The provincial land use framework encourages municipalities to minimize conversion of agriculture land to other uses, but little information is available about how or why this should be done.
“We have a policy environment with little focus on conservation of farmland,” said University of Alberta researcher Brent Swallow.
He is part of a research team that found that more than 233,500 acres were changed from agriculture use to other purposes in the counties surrounding Edmonton from 2000-12.
The Calgary regional partnership area converted 80,500 acres in the same period.
The result was a permanent net loss of 200,000 acres, or .4 percent of the agriculture land base, from 1996-2009, said Jason Cathcart, manager of land use policy for Alberta Agriculture.
“Of that loss, 85 percent of it occurred in the Edmonton to Calgary corridor,” he said. “That is a significant, localized area of loss, and of that, 95 percent of that land was …prime agriculture lands.”
Swallow’s research included focus groups and surveys. Most people living in the Edmonton region thought there wasn’t enough natural areas and probably too much urban development.
People said they rate local food production as important and sensed that agriculture land improves air quality and water purification.
Eighty percent of those polled said they could accept a one-time $25 increase on property taxes or rent to raise $10 million for conserving farmland. Most of them favoured more vegetable production over livestock and grain. They also wanted to be able to see actual farms outside city boundaries.
Twenty percent said they were not interested in farmland conservation.
Another study asked where conservation should start and how much it might cost.
Swallow said it would be costly to buy land and keep it in agriculture because land in the Highway 2 corridor can cost $3,000 to $100,000 an acre.
More research is needed to understand farmer attitudes about conservation and financial incentives.
A three-year study from the Alberta Land Institute looked at the economic, social and environmental costs associated with farmland conversion from 2000-13.
“Over that time period, the data suggested about 127,000 hectares (313,823 acres) of land went from agriculture land to development purposes, and that is about .8 percent of the original inventory of agriculture land that existed in 2000,” said University of Alberta researcher Scott Jeffrey.
“Over that time, the area of cropland actually increased slightly from about nine million to 9.8 million hectares (22.24 to 24.22 million acres). If we focus on cropland, there was no difference, while there was a loss of pastureland in that time period.”
Development looks different across the province. More land has been lost around Edmonton and Calgary while the rest of the province has not changed much.
Less than one percent of land was converted from agriculture to development in 13 years, but it was 2.6 percent in the Highway 2 corridor during the same period.
In some cases, natural areas such as forests, grassland and shrub land were turned into cropland.
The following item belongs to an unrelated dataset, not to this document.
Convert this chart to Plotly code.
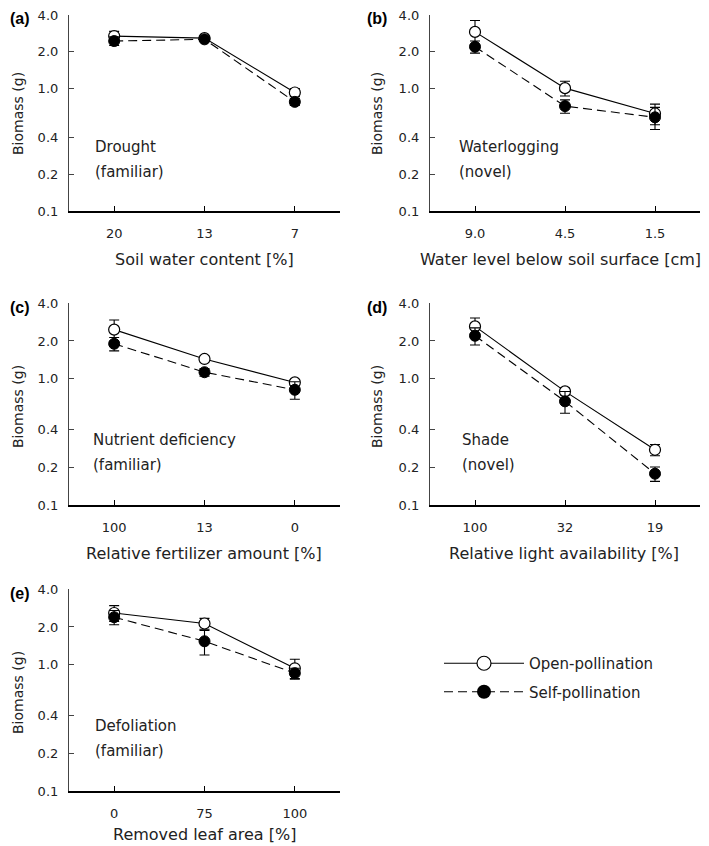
import plotly.graph_objects as go

# ---------------- data ----------------
panel_letters = ["(a)", "(b)", "(c)", "(d)", "(e)"]
stress_names = ["Drought", "Waterlogging", "Nutrient deficiency", "Shade", "Defoliation"]
stress_types = ["(familiar)", "(novel)", "(familiar)", "(novel)", "(familiar)"]
x_titles = ["Soil water content [%]", "Water level below soil surface [cm]",
            "Relative fertilizer amount [%]", "Relative light availability [%]",
            "Removed leaf area [%]"]
y_title = "Biomass (g)"
x_ticklabels = [["20", "13", "7"], ["9.0", "4.5", "1.5"], ["100", "13", "0"],
                ["100", "32", "19"], ["0", "75", "100"]]

open_mean = [[2.69, 2.59, 0.93], [2.91, 1.01, 0.627], [2.46, 1.44, 0.938],
             [2.61, 0.796, 0.274], [2.58, 2.13, 0.94]]
open_err = [[0.25, 0.10, 0.07], [0.70, 0.14, 0.12], [0.47, 0.08, 0.05],
            [0.43, 0.05, 0.028], [0.37, 0.21, 0.17]]
self_mean = [[2.45, 2.53, 0.78], [2.20, 0.72, 0.583], [1.90, 1.13, 0.82],
             [2.20, 0.664, 0.177], [2.39, 1.54, 0.86]]
self_err = [[0.20, 0.10, 0.05], [0.25, 0.09, 0.12], [0.23, 0.08, 0.13],
            [0.34, 0.13, 0.023], [0.31, 0.34, 0.08]]

y_tickvals = [0.1, 0.2, 0.4, 1.0, 2.0, 4.0]
y_ticktext = ["0.1", "0.2", "0.4", "1.0", "2.0", "4.0"]
series_names = ["Open-pollination", "Self-pollination"]

# ---------------- layout helpers ----------------
# the page body adds an 8px margin, so the figure is laid out in its own pixels
W, H = 701, 838
FONT = "DejaVu Sans"
TXT = "#222222"
DASH = "9px,5px"

def px_x(p):
    return p / W

def px_y(p):
    return 1 - p / H

x_domains = [(61, 332), (422, 692)]
y_domains = [(7, 203), (295, 497), (581, 783)]
label_tops = [2, 295, 581]

fig = go.Figure()
layout = dict(
    width=W, height=H, margin=dict(l=0, r=0, t=0, b=0),
    paper_bgcolor="white", plot_bgcolor="white",
    font=dict(family=FONT, size=13, color=TXT),
    showlegend=True,
)
annotations = []

for i in range(5):
    col = i % 2
    row = i // 2
    xd = x_domains[col]
    yd = y_domains[row]
    top = label_tops[row]
    n = i + 1
    xa = "x" if n == 1 else f"x{n}"
    ya = "y" if n == 1 else f"y{n}"
    xkey = "xaxis" if n == 1 else f"xaxis{n}"
    ykey = "yaxis" if n == 1 else f"yaxis{n}"
    xs = [0, 1, 2]

    fig.add_trace(go.Scatter(
        x=xs, y=open_mean[i], xaxis=xa, yaxis=ya, mode="lines+markers",
        line=dict(color="black", width=1.1),
        marker=dict(symbol="circle", size=11, color="white", line=dict(color="black", width=1.2)),
        error_y=dict(type="data", array=open_err[i], color="black", thickness=1.1, width=5),
        showlegend=False, name=series_names[0]))
    fig.add_trace(go.Scatter(
        x=xs, y=self_mean[i], xaxis=xa, yaxis=ya, mode="lines+markers",
        line=dict(color="black", width=1.1, dash=DASH),
        marker=dict(symbol="circle", size=11, color="black", line=dict(color="black", width=1)),
        error_y=dict(type="data", array=self_err[i], color="black", thickness=1.1, width=5),
        showlegend=False, name=series_names[1]))

    layout[xkey] = dict(
        domain=[px_x(xd[0]), px_x(xd[1])], anchor=ya, range=[-0.5, 2.5],
        tickmode="array", tickvals=xs, ticktext=x_ticklabels[i],
        ticks="inside", ticklen=5, tickwidth=1, tickcolor="black",
        showline=True, linecolor="black", linewidth=1.5, showgrid=False, zeroline=False,
        tickfont=dict(size=13, family=FONT, color=TXT), automargin=False,
        ticklabelstandoff=10, ticklabeloverflow="allow", fixedrange=True,
    )
    layout[ykey] = dict(
        domain=[px_y(yd[1]), px_y(yd[0])], anchor=xa, type="log",
        range=[-1, 0.60206], tickmode="array", tickvals=y_tickvals, ticktext=y_ticktext,
        ticks="inside", ticklen=5, tickwidth=1, tickcolor="#444444",
        showline=True, linecolor="#444444", linewidth=1.2, showgrid=False, zeroline=False,
        tickfont=dict(size=13, family=FONT, color=TXT), automargin=False,
        ticklabelstandoff=7, ticklabeloverflow="allow", fixedrange=True,
    )

    # axis titles
    xc = 196 if col == 0 else (552 if i == 1 else 556)
    if i == 4:
        xt = dict(y=0, yanchor="bottom")
    else:
        xt = dict(y=px_y(yd[1] + 48), yanchor="middle")
    annotations.append(dict(
        text=x_titles[i], xref="paper", yref="paper", x=px_x(xc),
        xanchor="center", showarrow=False,
        font=dict(family=FONT, size=16, color=TXT), **xt))
    if col == 0:
        yt = dict(x=0, xanchor="left")
    else:
        yt = dict(x=px_x(369), xanchor="center")
    annotations.append(dict(
        text=y_title, xref="paper", yref="paper", y=px_y(top + 104),
        yanchor="middle", textangle=-90, showarrow=False,
        font=dict(family=FONT, size=14, color=TXT), **yt))

    # panel letter
    if row == 0:
        pl = dict(y=1, yanchor="top")
    else:
        pl = dict(y=px_y(top + 4), yanchor="middle")
    annotations.append(dict(
        text=f"<b>{panel_letters[i]}</b>", xref="paper", yref="paper",
        x=px_x(0 if col == 0 else 357), xanchor="left", showarrow=False,
        font=dict(family="Liberation Sans", size=16, color="black"), **pl))
    # stress label
    label_x = {0: 85, 1: 449, 2: 83, 3: 452, 4: 85}[i]
    annotations.append(dict(
        text=stress_names[i], xref="paper", yref="paper", x=px_x(label_x),
        y=px_y(top + 137), xanchor="left", yanchor="middle", showarrow=False,
        font=dict(family=FONT, size=15, color=TXT)))
    annotations.append(dict(
        text=stress_types[i], xref="paper", yref="paper", x=px_x(label_x),
        y=px_y(top + 162), xanchor="left", yanchor="middle", showarrow=False,
        font=dict(family=FONT, size=15, color=TXT)))

# legend entries
fig.add_trace(go.Scatter(
    x=[None], y=[None], mode="lines+markers", name=series_names[0], legendgroup="open",
    line=dict(color="black", width=1.1),
    marker=dict(symbol="circle", size=14, color="white", line=dict(color="black", width=1.2))))
fig.add_trace(go.Scatter(
    x=[None], y=[None], mode="lines+markers", name=series_names[1], legendgroup="self",
    line=dict(color="black", width=1.1, dash=DASH),
    marker=dict(symbol="circle", size=14, color="black")))

layout["legend"] = dict(
    x=px_x(431), y=px_y(639), xanchor="left", yanchor="top",
    font=dict(family=FONT, size=15, color=TXT), itemwidth=80,
    bgcolor="rgba(0,0,0,0)", tracegroupgap=6,
)
layout["annotations"] = annotations
fig.update_layout(**layout)
fig.write_html("out.html")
“The results are somewhat inconclusive, but the data suggests the rate of fragmentation in Alberta actually went down between 2000-13,” Jeffrey said.
“It is a difficult thing to measure.”
The province comprises 66 million hectares (163 million acres), and while there has been a large gain in rural residential development, farmland area remains stable.
The province estimates that 51.92 million acres were used for agriculture in 2011 and 51.95 million acres in 2015.